The twenty-first century business world seems to be dominated by big chains and online shopping sites. Big chains have the advantage of being a known quantity – if you have been to one branch you know what to expect in another. Chains have large advertising budgets and the ability to offer attractive deals and sales. Their regular prices are often lower too. Shopping online enjoys the convenience factor. Customers can compare prices without having to go from store to store, and don’t even have to carry their purchases home.
Does it make sense to open a small business in this environment? Is it possible for a small business to compete with the big chains and the internet? It turns out that if you focus on taking advantage of the assets that are exclusive to small businesses you CAN compete with the big guys:
- Location – Big chains are often located in strip malls outside the residential areas. Small businesses can open up near where people live and work. Customers may still prefer to drive out of their way for a big shop, but when they just want to pick up a few things they will choose the more convenient and closer option. And a less commercial area will also be lower in rent. Many small towns and even states have campaigns to encourage residents to buy local. Being a part of such a campaign will encourage customers from the neighborhood to try your store before going elsewhere.
- Personality – Big chains and websites are pretty impersonal. Each branch is basically the same, and there are so many products being sold in one place that there is no individuality. But small businesses can focus on a certain culture and invest the bulk of their resources on creating a store with a specific personality. For instance, a small store can afford to market only to the teenage audience, while big chains will only have a small section to devoted to that demographic.
- Personal relationships and customer service– As the owner of a small business, you have the opportunity to develop a warm personal relationship with your customers. Large chains, where customers meet employees who aren’t invested in the business, and websites, where customers never meet the personnel at all, cannot compete with the excellent customer service that small stores can provide. When a customer knows he will be greeted warmly when he walks in the door, he is motivated to come back. And when the owner comes over personally to offer a loyal customer a special discount, she is not likely to go elsewhere. A business owner can also mark milestones in customers’ lives, join local causes and events and hire local employees. All of these activities make him a part of the community and give locals a reason to support him.
- Flexibility – At a big company, suggestions for change have to go to corporate for approval and may not be accepted because they violate the uniformity rules of the chain. But small businesses are in the position to adapt easily and quickly to what the locals say they want. Clothing styles and trends, for instance, tend to be very different according to region, even inside the United States. If women are looking for more skirts in a store in the Midwest, the owner of a small store will simply order more skirts, without waiting for anyone’s approval. A restaurant or coffee shop can take advantage of locally produced ingredients to satisfy the local palate.

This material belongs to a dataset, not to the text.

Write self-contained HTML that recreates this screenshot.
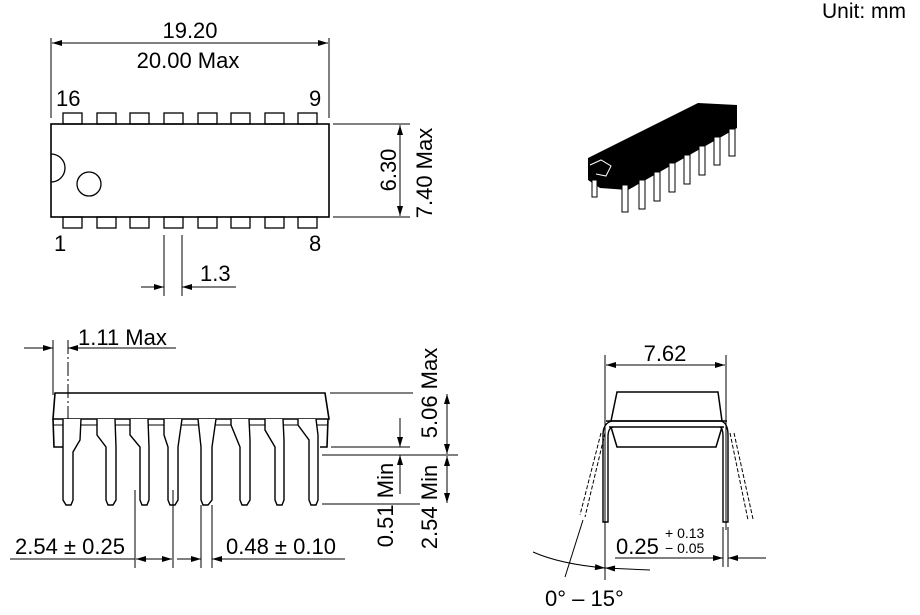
<!DOCTYPE html>
<html><head><meta charset="utf-8"><style>
html,body{margin:0;padding:0;background:#fff}
svg{display:block}
text{font-family:"Liberation Sans",Arial,sans-serif;fill:#000}
</style></head><body>
<svg width="920" height="615" viewBox="0 0 920 615" xmlns="http://www.w3.org/2000/svg">
<defs>
<marker id="a" viewBox="0 0 10 6" refX="10" refY="3" markerWidth="11" markerHeight="6" orient="auto-start-reverse" markerUnits="userSpaceOnUse"><path d="M0,0L10,3L0,6z" fill="#000"/></marker>
</defs>
<g stroke="#000" fill="none" stroke-width="1">
<text x="822" y="18" font-size="21" stroke="none">Unit: mm</text>
<!-- TOP VIEW -->
<line x1="51" y1="38" x2="51" y2="118"/><line x1="329" y1="38" x2="329" y2="118"/>
<line x1="52" y1="43" x2="328" y2="43" marker-start="url(#a)" marker-end="url(#a)"/>
<text x="190" y="38" font-size="22" text-anchor="middle" stroke="none">19.20</text>
<text x="188" y="68" font-size="22" text-anchor="middle" stroke="none">20.00 Max</text>
<text x="56" y="106" font-size="22" stroke="none">16</text>
<text x="309" y="106" font-size="22" stroke="none">9</text>
<text x="54" y="251" font-size="22" stroke="none">1</text>
<text x="309" y="251" font-size="22" stroke="none">8</text>
<rect x="51" y="124" width="278" height="93" stroke-width="1.6"/>
<path d="M51,154 A14,14 0 0 1 51,182" stroke-width="1.3"/>
<circle cx="89" cy="184" r="12" stroke-width="1.3"/>
<g stroke-width="1.3">
<rect x="63" y="113" width="19" height="11"/><rect x="97" y="113" width="19" height="11"/><rect x="130" y="113" width="19" height="11"/><rect x="164" y="113" width="19" height="11"/><rect x="198" y="113" width="19" height="11"/><rect x="231" y="113" width="19" height="11"/><rect x="265" y="113" width="19" height="11"/><rect x="298" y="113" width="19" height="11"/>
<rect x="63" y="217" width="19" height="11"/><rect x="97" y="217" width="19" height="11"/><rect x="130" y="217" width="19" height="11"/><rect x="164" y="217" width="19" height="11"/><rect x="198" y="217" width="19" height="11"/><rect x="231" y="217" width="19" height="11"/><rect x="265" y="217" width="19" height="11"/><rect x="298" y="217" width="19" height="11"/>
</g>
<line x1="333" y1="124" x2="410" y2="124"/><line x1="333" y1="217" x2="410" y2="217"/>
<line x1="400" y1="125" x2="400" y2="216" marker-start="url(#a)" marker-end="url(#a)"/>
<text transform="translate(396,170) rotate(-90)" font-size="22" text-anchor="middle" stroke="none">6.30</text>
<text transform="translate(432,173) rotate(-90)" font-size="22" text-anchor="middle" stroke="none">7.40 Max</text>
<line x1="164" y1="235" x2="164" y2="296"/><line x1="182" y1="235" x2="182" y2="296"/>
<line x1="141" y1="287" x2="164" y2="287" marker-end="url(#a)"/>
<line x1="236" y1="287" x2="182" y2="287" marker-end="url(#a)"/>
<text x="200" y="281" font-size="22" stroke="none">1.3</text>
<!-- 3D -->
<path d="M588,158 L698,103 L737,105 L737,128 L628,190 L600,188 L588,180 Z" fill="#000" stroke="none"/>
<g fill="#fff" stroke="#000" stroke-width="1">
<rect x="592" y="180" width="5" height="17"/>
<rect x="622" y="185" width="6" height="27"/><rect x="639" y="180" width="6" height="29"/><rect x="654" y="172" width="6" height="29"/><rect x="669" y="163" width="6" height="29"/><rect x="684" y="155" width="6" height="29"/><rect x="699" y="146" width="6" height="29"/><rect x="714" y="137" width="6" height="28"/><rect x="729" y="129" width="6" height="27"/>
</g>
<path d="M590,165 L601,160 L611,166 L606,176 L596,174" stroke="#fff" stroke-width="1"/>
<!-- SIDE VIEW -->
<line x1="53" y1="340" x2="53" y2="395"/>
<line x1="68" y1="340" x2="68" y2="500" stroke-dasharray="14,3,2,3"/>
<line x1="24" y1="348" x2="53" y2="348" marker-end="url(#a)"/>
<line x1="176" y1="348" x2="68" y2="348" marker-end="url(#a)"/>
<text x="78" y="345" font-size="22" stroke="none">1.11 Max</text>
<path d="M55,393 L325,393 L329,419 L53,419 Z" stroke-width="1.6"/>
<path d="M53,419 L54,447 L70,447 M328,419 L327,447 L320,447" stroke-width="1.6"/>
<line x1="53" y1="425" x2="328" y2="425"/>
<g stroke-width="1.4" fill="#fff">
<path d="M63,419 L63,500 L66,505 L71,505 L73,500 L73,452 L80,440 L81,419"/>
<path d="M97,419 L97,435 L106,447 L106,500 L108,505 L113,505 L116,500 L116,447 L115,419"/>
<path d="M130,419 L130,435 L140,447 L140,500 L142,505 L147,505 L149,500 L149,447 L148,419"/>
<path d="M164,419 L164,435 L168,447 L168,500 L170,505 L175,505 L178,500 L178,447 L182,419"/>
<path d="M198,419 L201,447 L201,500 L203,505 L208,505 L212,500 L212,447 L216,419"/>
<path d="M231,419 L231,425 L240,447 L240,500 L242,505 L247,505 L250,500 L250,440 L249,419"/>
<path d="M265,419 L265,430 L275,447 L275,500 L277,505 L282,505 L284,500 L284,440 L283,419"/>
<path d="M298,419 L298,425 L309,440 L309,500 L311,505 L316,505 L318,500 L318,435 L316,419"/>
</g>
<line x1="330" y1="393" x2="413" y2="393"/>
<line x1="331" y1="447" x2="410" y2="447"/>
<line x1="322" y1="455" x2="458" y2="455"/>
<line x1="322" y1="504" x2="420" y2="504"/>
<line x1="400" y1="418" x2="400" y2="447" marker-end="url(#a)"/>
<line x1="400" y1="494" x2="400" y2="455" marker-end="url(#a)"/>
<line x1="447" y1="394" x2="447" y2="454" marker-start="url(#a)" marker-end="url(#a)"/>
<line x1="447" y1="456" x2="447" y2="503" marker-start="url(#a)" marker-end="url(#a)"/>
<text transform="translate(393,505) rotate(-90)" font-size="22" text-anchor="middle" stroke="none">0.51 Min</text>
<text transform="translate(437,393) rotate(-90)" font-size="22" text-anchor="middle" stroke="none">5.06 Max</text>
<text transform="translate(437,507) rotate(-90)" font-size="22" text-anchor="middle" stroke="none">2.54 Min</text>
<line x1="135" y1="490" x2="135" y2="568"/><line x1="173" y1="490" x2="173" y2="568"/>
<line x1="201" y1="505" x2="201" y2="568"/><line x1="212" y1="505" x2="212" y2="568"/>
<line x1="10" y1="559" x2="135" y2="559"/>
<line x1="136" y1="559" x2="172" y2="559" marker-start="url(#a)" marker-end="url(#a)"/>
<line x1="177" y1="559" x2="201" y2="559" marker-end="url(#a)"/>
<line x1="345" y1="559" x2="212" y2="559" marker-end="url(#a)"/>
<text x="15" y="554" font-size="22" stroke="none">2.54 ± 0.25</text>
<text x="226" y="554" font-size="22" stroke="none">0.48 ± 0.10</text>
<!-- END VIEW -->
<line x1="605" y1="355" x2="605" y2="580"/><line x1="726" y1="355" x2="726" y2="530"/>
<line x1="606" y1="365" x2="725" y2="365" marker-start="url(#a)" marker-end="url(#a)"/>
<text x="665" y="361" font-size="22" text-anchor="middle" stroke="none">7.62</text>
<path d="M617,392 L718,392 L722,421 L611,421 Z" stroke-width="1.5"/>
<path d="M611,427 L617,447 L716,447 L722,427" stroke-width="1.5"/>
<line x1="606" y1="421" x2="727" y2="421" stroke-width="1.5"/>
<line x1="609" y1="427" x2="724" y2="427" stroke-width="1.5"/>
<path d="M612,421 Q603,423 603,435 L603,522 L608,522 L608,437 Q608,428 613,427" stroke-width="1.4"/>
<path d="M721,421 Q728,423 728,435 L728,522 L723,522 L723,437 Q723,428 720,427" stroke-width="1.4"/>
<path d="M601,433 L580,515 M605,433 L585,517" stroke-dasharray="4,2"/>
<path d="M730,433 L748,520 M734,433 L753,519" stroke-dasharray="4,2"/>
<line x1="723" y1="527" x2="723" y2="567"/><line x1="728" y1="527" x2="728" y2="567"/>
<line x1="615" y1="558" x2="723" y2="558" marker-end="url(#a)"/>
<line x1="766" y1="558" x2="728" y2="558" marker-end="url(#a)"/>
<text x="616" y="554" font-size="22" stroke="none">0.25</text>
<text x="665" y="538" font-size="14" stroke="none">+ 0.13</text>
<text x="665" y="553" font-size="14" stroke="none">− 0.05</text>
<path d="M533,552 Q560,564 605,568" marker-end="url(#a)"/>
<line x1="650" y1="570" x2="605" y2="568" marker-end="url(#a)"/>
<line x1="583" y1="520" x2="565" y2="577"/>
<text x="545" y="606" font-size="22" stroke="none">0° – 15°</text>
</g>
</svg>
</body></html>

- Advertising – Small businesses can’t compete with the big ones on large-scale advertising like national newspapers and TV, but they can certainly get ahead in local newspapers and radio and in social media. Encouraging customers who come through the door to follow you on social media or sign up for your newsletter allows you to maintain an ongoing relationship with them in between purchases. Entice them into the store with exclusive offers, with them a happy birthday and let them know when new merchandise arrives. Big companies will have a social media presence, but it won’t have the personal touch that a smaller business can bring to the table.
Small businesses are still the backbone of the business world. In the U.S. there are almost 28 million small businesses and over 22 million are self-employed with no additional payroll or employees. http://www.forbes.com/sites/jasonnazar/2013/09/09/16-surprising-statistics-about-small-businesses/ Small businesses definitely have the ability to succeed and compete against both the big chain stores and the growing trend of internet shopping. It’s just a matter of excelling where the big boys can’t.